The objective of the study was to explore the experiences of individuals admitted to the hospital involuntarily under the Mental Health Act 2001 in the Republic of Ireland.
In this qualitative descriptive study, 50 individuals who had been involuntarily admitted to a hospital underwent face-to-face semistructured interviews approximately three months after revocation of the involuntary admission order. Data were analyzed by using an inductive thematic process.
Participants reported mixed experiences over the course of the admission, with both positive and challenging aspects. Participants reported feeling coerced, disempowered, and unsupported at various stages of the admission and highlighted the long-term deleterious impact on their psychological well-being. However, participants also described encounters with individuals who endeavored to initiate a collaborative, informative, and compassionate approach. Four key themes emerged consistently across the trajectory of participants’ involuntary admission experiences: feeling trapped and coerced, feeling disengaged and unsupported, admission-induced distress, and person-centered encounters.
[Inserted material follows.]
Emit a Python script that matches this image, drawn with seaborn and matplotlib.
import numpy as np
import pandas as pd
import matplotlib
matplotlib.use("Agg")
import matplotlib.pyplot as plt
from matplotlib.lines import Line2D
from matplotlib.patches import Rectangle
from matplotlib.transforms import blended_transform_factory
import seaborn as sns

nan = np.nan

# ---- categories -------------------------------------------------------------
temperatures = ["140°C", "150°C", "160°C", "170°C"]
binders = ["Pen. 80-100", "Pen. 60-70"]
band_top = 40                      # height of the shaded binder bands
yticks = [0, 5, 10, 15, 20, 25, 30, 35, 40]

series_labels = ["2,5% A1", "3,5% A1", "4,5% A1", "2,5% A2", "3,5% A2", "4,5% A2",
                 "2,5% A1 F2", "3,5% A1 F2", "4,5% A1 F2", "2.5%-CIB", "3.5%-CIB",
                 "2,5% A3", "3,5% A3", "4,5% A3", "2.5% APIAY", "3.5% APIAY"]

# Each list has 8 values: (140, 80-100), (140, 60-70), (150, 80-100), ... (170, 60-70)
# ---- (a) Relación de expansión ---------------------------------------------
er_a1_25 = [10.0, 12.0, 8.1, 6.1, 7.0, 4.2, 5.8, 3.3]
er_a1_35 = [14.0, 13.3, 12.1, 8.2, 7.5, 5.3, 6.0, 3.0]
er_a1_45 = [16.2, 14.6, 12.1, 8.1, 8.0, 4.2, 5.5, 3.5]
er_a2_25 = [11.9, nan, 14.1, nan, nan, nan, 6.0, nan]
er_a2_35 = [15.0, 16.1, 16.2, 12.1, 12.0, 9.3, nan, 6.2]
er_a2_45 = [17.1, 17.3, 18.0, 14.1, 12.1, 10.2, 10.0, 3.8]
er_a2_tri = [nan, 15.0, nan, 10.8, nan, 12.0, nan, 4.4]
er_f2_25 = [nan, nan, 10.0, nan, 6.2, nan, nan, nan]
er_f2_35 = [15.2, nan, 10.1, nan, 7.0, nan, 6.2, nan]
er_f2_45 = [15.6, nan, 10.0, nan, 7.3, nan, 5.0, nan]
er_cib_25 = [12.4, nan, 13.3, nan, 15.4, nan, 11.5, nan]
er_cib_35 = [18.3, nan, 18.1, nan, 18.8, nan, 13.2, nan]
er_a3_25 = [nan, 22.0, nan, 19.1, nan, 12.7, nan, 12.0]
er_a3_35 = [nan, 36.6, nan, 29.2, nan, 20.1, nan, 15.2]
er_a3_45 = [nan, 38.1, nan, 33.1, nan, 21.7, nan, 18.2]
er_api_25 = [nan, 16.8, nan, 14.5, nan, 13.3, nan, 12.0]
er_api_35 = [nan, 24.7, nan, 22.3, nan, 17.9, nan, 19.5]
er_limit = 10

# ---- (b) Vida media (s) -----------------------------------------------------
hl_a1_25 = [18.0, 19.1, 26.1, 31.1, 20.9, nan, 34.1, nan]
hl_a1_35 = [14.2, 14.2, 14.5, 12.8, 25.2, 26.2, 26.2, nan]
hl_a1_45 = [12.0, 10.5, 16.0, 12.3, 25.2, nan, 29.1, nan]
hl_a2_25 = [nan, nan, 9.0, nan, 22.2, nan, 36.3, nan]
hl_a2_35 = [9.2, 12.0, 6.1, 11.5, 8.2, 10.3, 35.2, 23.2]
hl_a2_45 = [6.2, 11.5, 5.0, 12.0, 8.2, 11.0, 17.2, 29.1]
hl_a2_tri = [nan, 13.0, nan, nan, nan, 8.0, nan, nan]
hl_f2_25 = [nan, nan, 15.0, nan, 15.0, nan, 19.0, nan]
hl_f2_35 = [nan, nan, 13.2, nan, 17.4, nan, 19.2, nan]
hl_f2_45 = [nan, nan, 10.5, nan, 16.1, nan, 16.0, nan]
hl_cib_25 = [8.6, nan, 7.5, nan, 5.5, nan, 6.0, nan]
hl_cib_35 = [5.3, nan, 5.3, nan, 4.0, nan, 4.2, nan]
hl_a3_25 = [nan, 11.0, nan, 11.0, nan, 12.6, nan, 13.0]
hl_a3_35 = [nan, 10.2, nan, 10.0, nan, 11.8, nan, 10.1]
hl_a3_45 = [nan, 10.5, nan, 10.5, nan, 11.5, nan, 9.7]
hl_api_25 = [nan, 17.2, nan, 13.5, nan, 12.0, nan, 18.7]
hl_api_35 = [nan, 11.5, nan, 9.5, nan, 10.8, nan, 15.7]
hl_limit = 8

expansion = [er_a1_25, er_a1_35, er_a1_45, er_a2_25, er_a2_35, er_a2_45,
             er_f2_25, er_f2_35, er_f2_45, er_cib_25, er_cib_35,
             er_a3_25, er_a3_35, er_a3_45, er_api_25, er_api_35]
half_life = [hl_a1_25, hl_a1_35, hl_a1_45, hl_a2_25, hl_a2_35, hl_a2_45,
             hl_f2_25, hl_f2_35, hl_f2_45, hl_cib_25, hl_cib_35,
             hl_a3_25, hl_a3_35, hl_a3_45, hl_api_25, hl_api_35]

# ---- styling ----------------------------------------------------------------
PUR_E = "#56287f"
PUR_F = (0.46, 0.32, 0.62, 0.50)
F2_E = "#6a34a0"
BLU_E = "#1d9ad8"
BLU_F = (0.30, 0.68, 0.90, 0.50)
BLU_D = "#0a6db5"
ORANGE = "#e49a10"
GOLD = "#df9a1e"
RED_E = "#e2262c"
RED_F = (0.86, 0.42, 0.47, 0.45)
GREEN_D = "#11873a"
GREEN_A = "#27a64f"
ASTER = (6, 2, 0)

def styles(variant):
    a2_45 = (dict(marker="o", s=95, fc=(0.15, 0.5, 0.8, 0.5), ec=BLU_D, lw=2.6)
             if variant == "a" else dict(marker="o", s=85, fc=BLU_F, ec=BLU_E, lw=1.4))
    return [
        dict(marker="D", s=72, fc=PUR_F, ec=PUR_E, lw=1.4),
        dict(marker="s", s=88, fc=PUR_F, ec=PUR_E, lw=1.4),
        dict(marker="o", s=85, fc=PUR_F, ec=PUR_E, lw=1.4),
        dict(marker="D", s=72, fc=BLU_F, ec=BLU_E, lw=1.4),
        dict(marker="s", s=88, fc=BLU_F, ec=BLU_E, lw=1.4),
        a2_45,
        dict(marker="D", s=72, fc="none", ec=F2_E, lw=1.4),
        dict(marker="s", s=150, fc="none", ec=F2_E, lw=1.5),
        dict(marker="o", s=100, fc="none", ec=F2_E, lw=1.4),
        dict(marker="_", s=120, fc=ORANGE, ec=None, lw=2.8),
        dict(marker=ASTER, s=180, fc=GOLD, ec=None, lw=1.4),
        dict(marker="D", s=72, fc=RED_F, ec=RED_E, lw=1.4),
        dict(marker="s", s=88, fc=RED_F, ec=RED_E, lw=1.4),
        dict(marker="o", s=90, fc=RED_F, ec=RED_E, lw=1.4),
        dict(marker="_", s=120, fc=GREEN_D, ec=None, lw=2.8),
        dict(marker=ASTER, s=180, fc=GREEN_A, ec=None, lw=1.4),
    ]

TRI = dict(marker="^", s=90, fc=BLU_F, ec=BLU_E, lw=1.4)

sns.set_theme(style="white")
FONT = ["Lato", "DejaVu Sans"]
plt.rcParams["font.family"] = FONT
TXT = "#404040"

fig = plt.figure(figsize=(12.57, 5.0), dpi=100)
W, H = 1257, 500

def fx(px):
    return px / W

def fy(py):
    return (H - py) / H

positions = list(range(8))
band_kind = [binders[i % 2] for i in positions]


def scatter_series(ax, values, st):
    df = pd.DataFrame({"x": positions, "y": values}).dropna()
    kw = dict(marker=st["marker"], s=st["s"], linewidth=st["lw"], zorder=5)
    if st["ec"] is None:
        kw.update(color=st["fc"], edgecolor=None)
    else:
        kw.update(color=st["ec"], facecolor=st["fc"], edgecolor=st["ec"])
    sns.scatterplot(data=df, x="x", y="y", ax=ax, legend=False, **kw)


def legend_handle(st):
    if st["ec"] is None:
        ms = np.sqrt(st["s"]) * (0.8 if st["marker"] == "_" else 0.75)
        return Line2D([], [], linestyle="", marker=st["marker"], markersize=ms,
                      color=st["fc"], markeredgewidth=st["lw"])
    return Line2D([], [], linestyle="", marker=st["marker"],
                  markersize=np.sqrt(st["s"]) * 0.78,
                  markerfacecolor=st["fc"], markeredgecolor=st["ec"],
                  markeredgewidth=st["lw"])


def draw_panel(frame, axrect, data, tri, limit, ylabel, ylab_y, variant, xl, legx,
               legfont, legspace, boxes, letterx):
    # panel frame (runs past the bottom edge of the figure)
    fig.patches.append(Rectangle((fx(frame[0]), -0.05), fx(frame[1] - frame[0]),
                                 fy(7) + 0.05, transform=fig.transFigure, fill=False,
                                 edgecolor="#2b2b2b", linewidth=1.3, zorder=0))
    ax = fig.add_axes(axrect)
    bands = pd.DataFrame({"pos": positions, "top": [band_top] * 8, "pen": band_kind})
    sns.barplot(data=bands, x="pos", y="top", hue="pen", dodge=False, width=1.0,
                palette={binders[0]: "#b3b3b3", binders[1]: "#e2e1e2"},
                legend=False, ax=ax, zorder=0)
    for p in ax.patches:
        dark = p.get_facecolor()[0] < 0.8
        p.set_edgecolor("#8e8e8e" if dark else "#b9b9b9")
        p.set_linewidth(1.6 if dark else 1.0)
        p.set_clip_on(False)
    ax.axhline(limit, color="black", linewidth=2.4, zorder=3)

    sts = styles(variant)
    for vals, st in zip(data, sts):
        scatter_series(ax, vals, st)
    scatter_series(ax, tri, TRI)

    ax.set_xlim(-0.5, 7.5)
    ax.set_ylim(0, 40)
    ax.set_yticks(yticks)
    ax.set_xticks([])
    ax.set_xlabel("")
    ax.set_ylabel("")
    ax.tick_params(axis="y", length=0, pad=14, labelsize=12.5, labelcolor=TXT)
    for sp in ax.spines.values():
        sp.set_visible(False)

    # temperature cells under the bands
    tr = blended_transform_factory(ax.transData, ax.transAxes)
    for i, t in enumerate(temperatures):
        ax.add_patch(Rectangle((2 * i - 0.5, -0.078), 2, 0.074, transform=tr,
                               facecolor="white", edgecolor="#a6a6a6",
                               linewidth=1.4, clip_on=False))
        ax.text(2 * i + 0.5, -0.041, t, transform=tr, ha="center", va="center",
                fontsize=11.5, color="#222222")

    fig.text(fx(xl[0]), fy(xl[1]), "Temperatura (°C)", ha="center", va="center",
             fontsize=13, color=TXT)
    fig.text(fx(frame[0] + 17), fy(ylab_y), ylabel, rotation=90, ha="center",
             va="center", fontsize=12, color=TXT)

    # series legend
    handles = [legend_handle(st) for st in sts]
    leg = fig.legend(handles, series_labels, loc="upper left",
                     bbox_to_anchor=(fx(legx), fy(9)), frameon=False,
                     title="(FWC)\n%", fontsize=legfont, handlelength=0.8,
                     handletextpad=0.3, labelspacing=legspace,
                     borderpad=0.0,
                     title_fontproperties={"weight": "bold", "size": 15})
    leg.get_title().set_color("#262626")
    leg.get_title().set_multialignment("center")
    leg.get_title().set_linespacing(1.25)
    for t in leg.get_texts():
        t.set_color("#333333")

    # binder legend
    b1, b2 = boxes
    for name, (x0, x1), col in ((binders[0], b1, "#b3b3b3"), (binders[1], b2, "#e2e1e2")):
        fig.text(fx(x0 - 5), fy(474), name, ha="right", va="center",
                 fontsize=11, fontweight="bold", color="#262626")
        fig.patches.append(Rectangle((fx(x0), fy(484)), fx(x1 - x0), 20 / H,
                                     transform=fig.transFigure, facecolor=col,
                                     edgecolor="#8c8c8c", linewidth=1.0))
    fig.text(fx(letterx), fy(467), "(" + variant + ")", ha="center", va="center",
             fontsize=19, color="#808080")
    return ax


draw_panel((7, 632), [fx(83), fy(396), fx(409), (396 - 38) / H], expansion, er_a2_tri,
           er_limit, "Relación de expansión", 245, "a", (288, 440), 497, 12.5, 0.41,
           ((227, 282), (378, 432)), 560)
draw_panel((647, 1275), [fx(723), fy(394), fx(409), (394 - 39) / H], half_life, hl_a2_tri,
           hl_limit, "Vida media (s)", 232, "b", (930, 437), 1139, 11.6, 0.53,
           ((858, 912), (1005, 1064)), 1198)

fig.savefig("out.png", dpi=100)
This qualitative study of service users’ views across the entire trajectory of their involuntary admission identified a number of factors that should be addressed to reduce the negative impact of involuntary admission. A multifaceted strategy could include ongoing education and training of all stakeholders in the principles and practices of person-centered care, repeated provision of accessible information and emotional support to service users during all stages of involuntary admission, and a shift in culture to one that minimizes the traumatic impact of forced detention on individuals’ psychological well-being.